Stressors for law enforcement officers stretches beyond the hours of service. 

“There’s been a lot of studies on this, they talk about a lot when we’re at work you figure out pretty quickly, I’m going to have to deal with horrible stuff. There are people out who going to want to hurt me just because of who I am and what I do so you begin that state of hypervigilance but then on your days off it can be very difficult to shut that off, so you remain in the state of hypervigilance all the time and that just it exhausts you,” Connelly said. “It wears you out and gets you to the point where you can’t sleep and you can’t shut it off when you’re home or in public and it can lead to a lot of long-term mental problems,” he added.

Both Johnson and Connelly have their support systems and coping skills however both highly recommend professional help for first responders. 

Goshen County offers assistance for local first responders.

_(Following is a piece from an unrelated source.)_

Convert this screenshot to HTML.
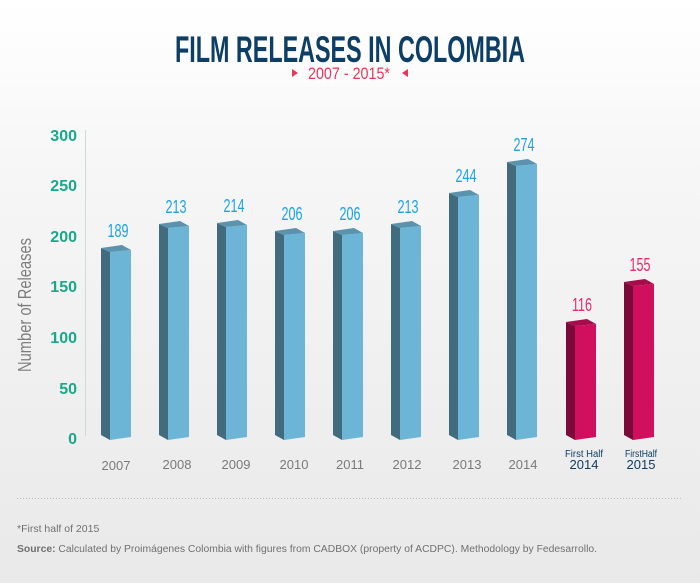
<!DOCTYPE html>
<html><head><meta charset="utf-8"><style>
html,body{margin:0;padding:0;}
body{width:700px;height:583px;overflow:hidden;background:linear-gradient(#ffffff 0%,#f6f6f6 30%,#e9e9e9 100%);font-family:"Liberation Sans",sans-serif;}
</style></head><body>
<svg width="700" height="583" viewBox="0 0 700 583" xmlns="http://www.w3.org/2000/svg" font-family="Liberation Sans, sans-serif">
<text x="350" y="62" text-anchor="middle" font-size="37" font-weight="bold" fill="#0d3e66" textLength="350" lengthAdjust="spacingAndGlyphs">FILM RELEASES IN COLOMBIA</text>
<polygon points="292,69 298,73 292,77" fill="#e8365a"/>
<polygon points="408,69 402,73 408,77" fill="#e8365a"/>
<text x="349" y="79" text-anchor="middle" font-size="17" fill="#e8365a" textLength="82" lengthAdjust="spacingAndGlyphs">2007 - 2015*</text>

<line x1="85.5" y1="130" x2="85.5" y2="436" stroke="#c8dcd8" stroke-width="1"/>
<g font-size="16" font-weight="bold" fill="#19a88a" text-anchor="end">
<text x="77" y="141">300</text><text x="77" y="191">250</text><text x="77" y="242">200</text><text x="77" y="292">150</text><text x="77" y="343">100</text><text x="77" y="394">50</text><text x="77" y="444">0</text>
</g>
<text transform="translate(31,305) rotate(-90)" text-anchor="middle" font-size="18" fill="#7d7d7d" textLength="134" lengthAdjust="spacingAndGlyphs">Number of Releases</text>

<g>
<g transform="translate(101,247)"><polygon points="0,1 9,5 9,193 0,188" fill="#426b7e"/><polygon points="9,5 30,3 30,190 9,193" fill="#6db5d6"/><polygon points="0,1 21,-2 30,3 9,5" fill="#5a93ad"/></g>
<g transform="translate(159,223)"><polygon points="0,1 9,5 9,217 0,212" fill="#426b7e"/><polygon points="9,5 30,3 30,214 9,217" fill="#6db5d6"/><polygon points="0,1 21,-2 30,3 9,5" fill="#5a93ad"/></g>
<g transform="translate(217,222)"><polygon points="0,1 9,5 9,218 0,213" fill="#426b7e"/><polygon points="9,5 30,3 30,215 9,218" fill="#6db5d6"/><polygon points="0,1 21,-2 30,3 9,5" fill="#5a93ad"/></g>
<g transform="translate(275,230)"><polygon points="0,1 9,5 9,210 0,205" fill="#426b7e"/><polygon points="9,5 30,3 30,207 9,210" fill="#6db5d6"/><polygon points="0,1 21,-2 30,3 9,5" fill="#5a93ad"/></g>
<g transform="translate(333,230)"><polygon points="0,1 9,5 9,210 0,205" fill="#426b7e"/><polygon points="9,5 30,3 30,207 9,210" fill="#6db5d6"/><polygon points="0,1 21,-2 30,3 9,5" fill="#5a93ad"/></g>
<g transform="translate(391,223)"><polygon points="0,1 9,5 9,217 0,212" fill="#426b7e"/><polygon points="9,5 30,3 30,214 9,217" fill="#6db5d6"/><polygon points="0,1 21,-2 30,3 9,5" fill="#5a93ad"/></g>
<g transform="translate(449,192)"><polygon points="0,1 9,5 9,248 0,243" fill="#426b7e"/><polygon points="9,5 30,3 30,245 9,248" fill="#6db5d6"/><polygon points="0,1 21,-2 30,3 9,5" fill="#5a93ad"/></g>
<g transform="translate(507,161)"><polygon points="0,1 9,5 9,279 0,274" fill="#426b7e"/><polygon points="9,5 30,3 30,276 9,279" fill="#6db5d6"/><polygon points="0,1 21,-2 30,3 9,5" fill="#5a93ad"/></g>
<g transform="translate(566,321)"><polygon points="0,1 9,5 9,119 0,114" fill="#7a0a3a"/><polygon points="9,5 30,3 30,116 9,119" fill="#d0105e"/><polygon points="0,1 21,-2 30,3 9,5" fill="#a50c4c"/></g>
<g transform="translate(624,281)"><polygon points="0,1 9,5 9,159 0,154" fill="#7a0a3a"/><polygon points="9,5 30,3 30,156 9,159" fill="#d0105e"/><polygon points="0,1 21,-2 30,3 9,5" fill="#a50c4c"/></g>
</g>

<g font-size="18" fill="#1aa3e0" text-anchor="middle">
<text x="118" y="237" textLength="21" lengthAdjust="spacingAndGlyphs">189</text>
<text x="176" y="213" textLength="21" lengthAdjust="spacingAndGlyphs">213</text>
<text x="234" y="212" textLength="21" lengthAdjust="spacingAndGlyphs">214</text>
<text x="292" y="220" textLength="21" lengthAdjust="spacingAndGlyphs">206</text>
<text x="350" y="220" textLength="21" lengthAdjust="spacingAndGlyphs">206</text>
<text x="408" y="213" textLength="21" lengthAdjust="spacingAndGlyphs">213</text>
<text x="466" y="182" textLength="21" lengthAdjust="spacingAndGlyphs">244</text>
<text x="524" y="151" textLength="21" lengthAdjust="spacingAndGlyphs">274</text>
</g>
<g font-size="18" fill="#e8296a" text-anchor="middle">
<text x="582" y="311" textLength="20" lengthAdjust="spacingAndGlyphs">116</text>
<text x="640" y="271" textLength="21" lengthAdjust="spacingAndGlyphs">155</text>
</g>

<g font-size="13" fill="#7a7a7a" text-anchor="middle">
<text x="116" y="470">2007</text><text x="177" y="469">2008</text><text x="236" y="469">2009</text><text x="294" y="469">2010</text><text x="350" y="469">2011</text><text x="407" y="469">2012</text><text x="467" y="469">2013</text><text x="523" y="469">2014</text>
</g>
<g fill="#0d3e66" text-anchor="middle">
<text x="584" y="457" font-size="10" textLength="38" lengthAdjust="spacingAndGlyphs">First Half</text>
<text x="584" y="469" font-size="13">2014</text>
<text x="641" y="457" font-size="10" textLength="32" lengthAdjust="spacingAndGlyphs">FirstHalf</text>
<text x="641" y="469" font-size="13">2015</text>
</g>

<line x1="17" y1="498.5" x2="683" y2="498.5" stroke="#b8b8b8" stroke-width="1" stroke-dasharray="1,2"/>
<text x="17" y="532" font-size="10.5" fill="#707070">*First half of 2015</text>
<text x="17" y="552" font-size="10" fill="#707070" textLength="580" lengthAdjust="spacingAndGlyphs"><tspan font-weight="bold">Source:</tspan> Calculated by Proimágenes Colombia with figures from CADBOX (property of ACDPC). Methodology by Fedesarrollo.</text>
</svg>
</body></html>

“The First Responders Employee Assistance Program is available for all members in Goshen County and the WyEAP (Wyoming’s First Responders Network) program is available for members of the Wyoming Highway Patrol. Each of these programs provide a minimum of three free sessions with a Licensed Mental Health Professional,” Pannunzio said. 

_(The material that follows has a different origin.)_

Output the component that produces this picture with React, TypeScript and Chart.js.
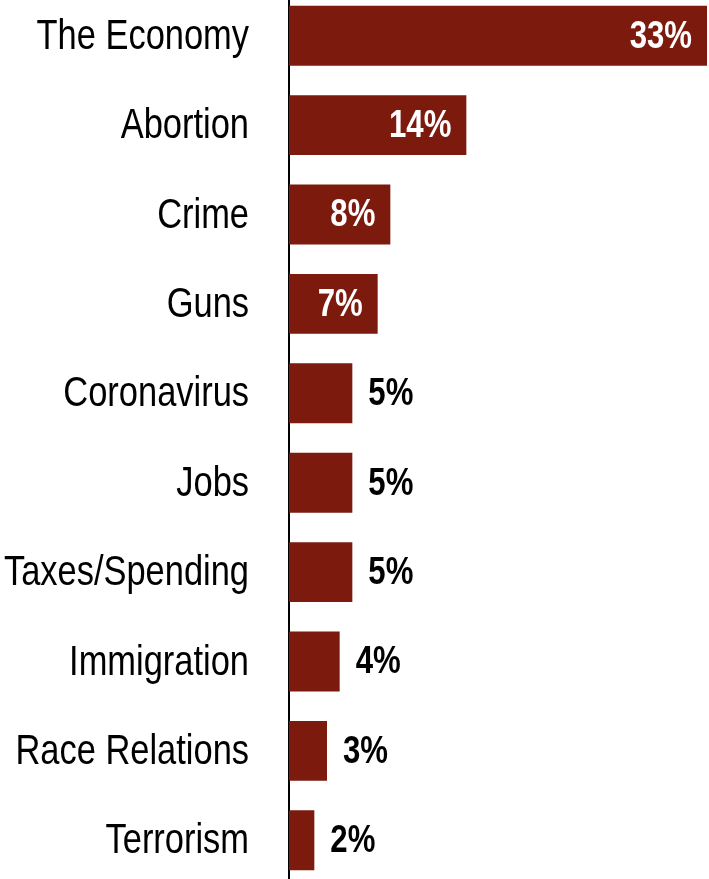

WyEAP assists local government and agencies with helping employees access mental health care by a qualified licensed mental health professional, according to their website. 

“My hope is that this same law enforcement officer who so willingly helps others, will realize they also deserve help in their time of need. We all need a hand from time to time,” Pannunzio said. “As a former law enforcement officer, myself, and the wife of a retired lieutenant in law enforcement with 26 years of service, I can speak from personal experience, utilizing the free EAP mental health therapy sessions, helped both of us get through very tough situations we experienced on the job.”

“There is no shame in seeking professional assistance when struggling with mental health issues,” Pannunzio said. “The benefit from processing your experiences will have a positive impact in all settings of the law enforcement officer’s life.”